Start of Data section

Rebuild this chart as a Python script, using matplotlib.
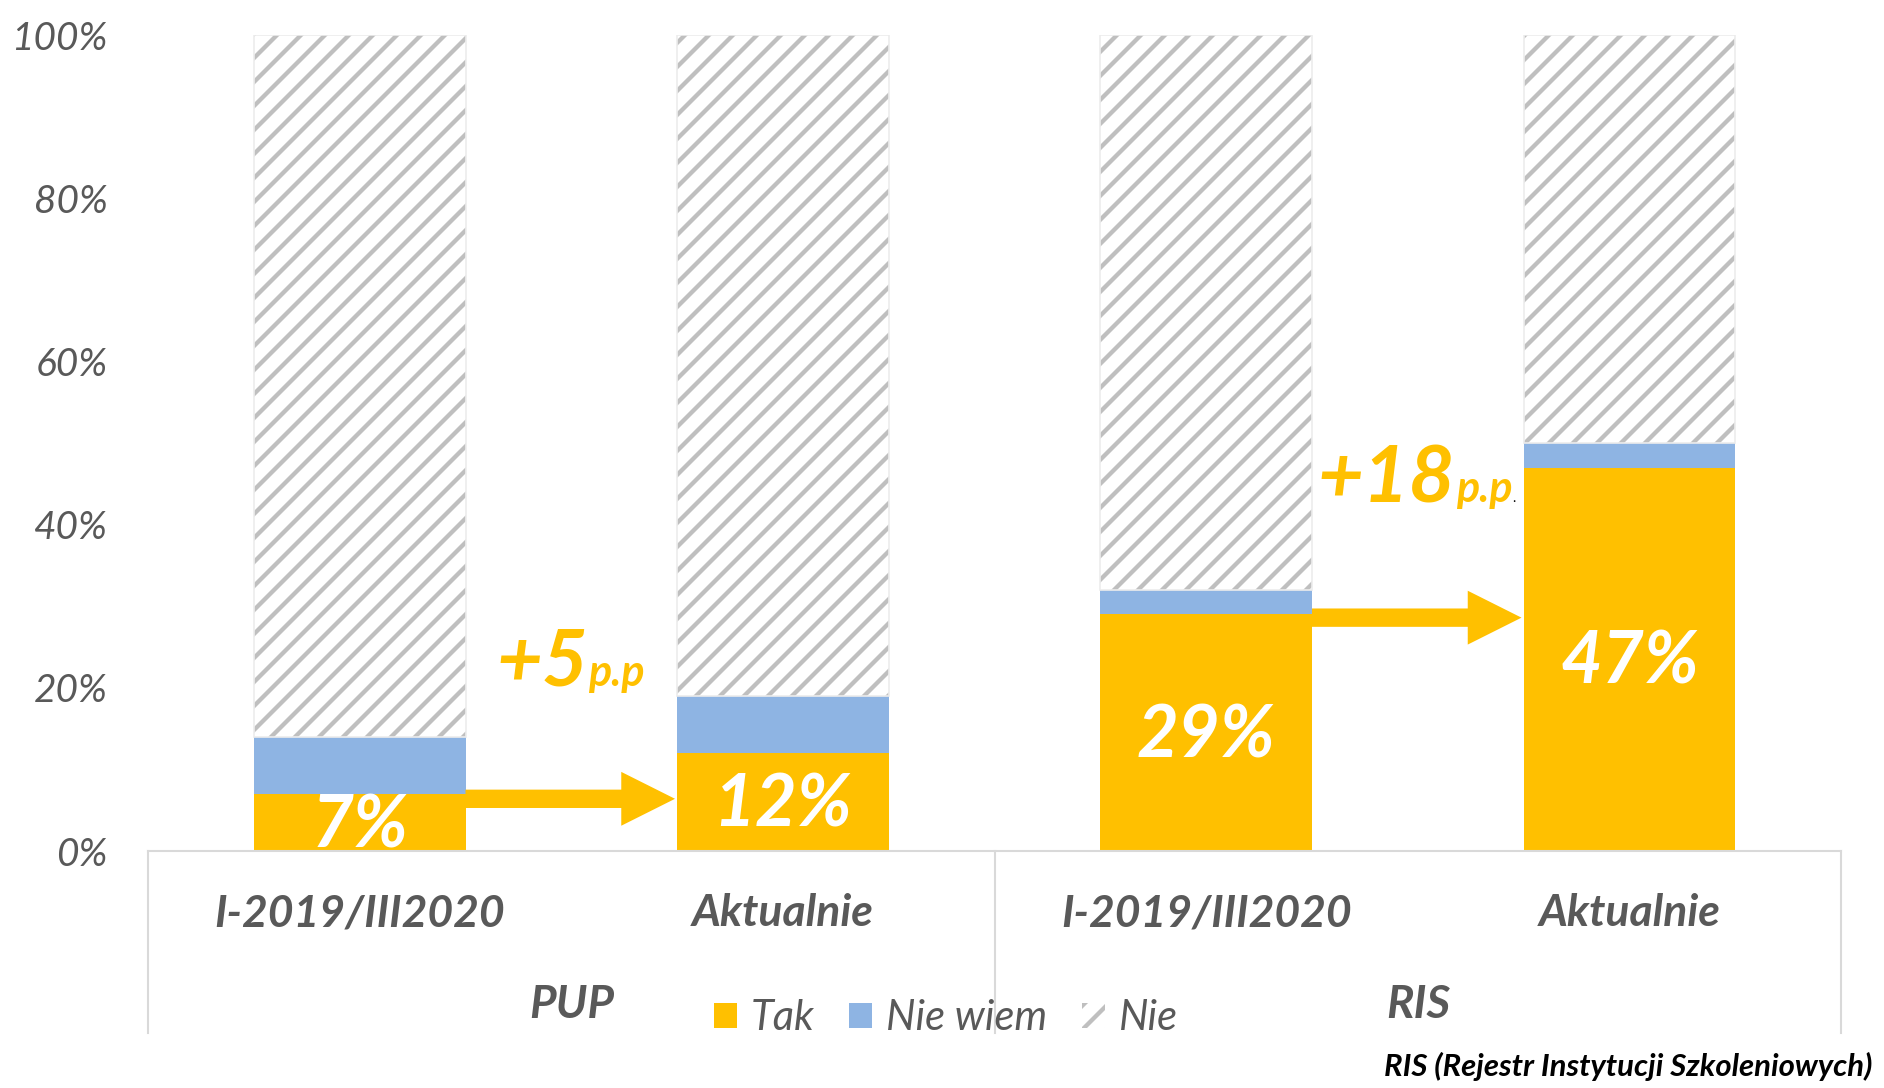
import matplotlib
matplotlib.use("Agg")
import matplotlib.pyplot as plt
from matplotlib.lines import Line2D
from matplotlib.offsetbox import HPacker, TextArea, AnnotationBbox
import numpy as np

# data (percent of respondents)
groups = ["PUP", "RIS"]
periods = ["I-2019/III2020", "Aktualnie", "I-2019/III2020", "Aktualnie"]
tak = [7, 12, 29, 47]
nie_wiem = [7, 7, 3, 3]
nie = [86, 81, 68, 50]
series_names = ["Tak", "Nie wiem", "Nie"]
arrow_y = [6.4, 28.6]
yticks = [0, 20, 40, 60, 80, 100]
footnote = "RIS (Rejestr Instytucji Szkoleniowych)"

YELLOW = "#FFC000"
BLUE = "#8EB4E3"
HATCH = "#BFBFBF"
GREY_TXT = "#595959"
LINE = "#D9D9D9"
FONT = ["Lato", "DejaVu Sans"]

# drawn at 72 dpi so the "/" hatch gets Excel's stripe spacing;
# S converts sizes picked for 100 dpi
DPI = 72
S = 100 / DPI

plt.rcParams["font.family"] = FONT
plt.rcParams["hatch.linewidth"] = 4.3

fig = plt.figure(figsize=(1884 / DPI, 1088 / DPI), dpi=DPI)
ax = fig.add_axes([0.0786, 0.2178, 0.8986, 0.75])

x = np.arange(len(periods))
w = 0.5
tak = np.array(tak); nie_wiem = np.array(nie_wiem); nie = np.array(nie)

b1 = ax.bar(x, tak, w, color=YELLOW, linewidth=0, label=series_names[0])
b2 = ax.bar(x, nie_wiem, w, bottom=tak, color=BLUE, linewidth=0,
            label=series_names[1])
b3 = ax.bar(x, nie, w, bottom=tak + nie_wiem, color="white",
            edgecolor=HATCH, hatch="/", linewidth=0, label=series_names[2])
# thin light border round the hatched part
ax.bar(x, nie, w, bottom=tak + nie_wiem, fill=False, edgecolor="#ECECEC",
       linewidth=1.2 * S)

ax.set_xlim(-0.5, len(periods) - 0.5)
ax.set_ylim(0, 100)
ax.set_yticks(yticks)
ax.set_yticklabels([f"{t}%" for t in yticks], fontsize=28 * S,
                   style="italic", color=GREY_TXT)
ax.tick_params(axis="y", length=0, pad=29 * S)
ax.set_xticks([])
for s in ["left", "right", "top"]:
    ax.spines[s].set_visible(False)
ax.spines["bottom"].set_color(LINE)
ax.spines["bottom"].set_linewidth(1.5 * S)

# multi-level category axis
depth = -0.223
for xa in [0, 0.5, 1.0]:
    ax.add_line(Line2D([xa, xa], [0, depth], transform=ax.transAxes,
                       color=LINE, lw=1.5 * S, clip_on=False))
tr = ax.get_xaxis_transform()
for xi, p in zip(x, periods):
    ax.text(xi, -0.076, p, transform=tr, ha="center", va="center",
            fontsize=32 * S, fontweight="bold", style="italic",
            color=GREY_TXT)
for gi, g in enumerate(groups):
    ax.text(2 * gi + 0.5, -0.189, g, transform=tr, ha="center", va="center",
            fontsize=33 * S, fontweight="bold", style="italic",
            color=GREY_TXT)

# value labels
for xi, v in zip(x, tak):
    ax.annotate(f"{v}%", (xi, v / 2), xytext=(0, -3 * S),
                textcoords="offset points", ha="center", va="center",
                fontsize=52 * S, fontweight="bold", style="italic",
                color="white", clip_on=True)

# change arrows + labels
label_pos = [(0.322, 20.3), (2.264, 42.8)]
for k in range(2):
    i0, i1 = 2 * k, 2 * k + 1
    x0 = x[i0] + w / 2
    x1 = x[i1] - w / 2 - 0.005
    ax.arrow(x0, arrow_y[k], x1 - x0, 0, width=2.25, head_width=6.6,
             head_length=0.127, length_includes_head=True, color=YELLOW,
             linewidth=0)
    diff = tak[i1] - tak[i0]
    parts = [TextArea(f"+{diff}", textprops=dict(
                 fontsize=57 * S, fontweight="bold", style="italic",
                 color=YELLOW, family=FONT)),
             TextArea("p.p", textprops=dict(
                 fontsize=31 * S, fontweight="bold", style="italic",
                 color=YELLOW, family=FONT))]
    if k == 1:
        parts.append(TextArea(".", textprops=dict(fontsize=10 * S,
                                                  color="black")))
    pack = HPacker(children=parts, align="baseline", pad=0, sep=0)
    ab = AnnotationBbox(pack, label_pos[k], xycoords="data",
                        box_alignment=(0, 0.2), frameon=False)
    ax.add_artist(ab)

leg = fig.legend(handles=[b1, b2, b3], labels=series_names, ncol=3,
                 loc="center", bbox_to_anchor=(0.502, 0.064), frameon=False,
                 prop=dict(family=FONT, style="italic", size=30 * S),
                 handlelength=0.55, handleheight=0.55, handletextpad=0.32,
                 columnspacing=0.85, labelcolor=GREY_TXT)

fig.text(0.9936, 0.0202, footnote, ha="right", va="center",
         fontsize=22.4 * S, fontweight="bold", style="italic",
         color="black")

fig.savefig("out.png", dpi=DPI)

End of Data section

The problem: Return exactly what appears from the opening line of the material through the line with "import numpy as np", apart from the pictures.

Reply to the exercise:
Rebuild this chart as a Python script, using matplotlib.
import matplotlib
matplotlib.use("Agg")
import matplotlib.pyplot as plt
from matplotlib.lines import Line2D
from matplotlib.offsetbox import HPacker, TextArea, AnnotationBbox
import numpy as np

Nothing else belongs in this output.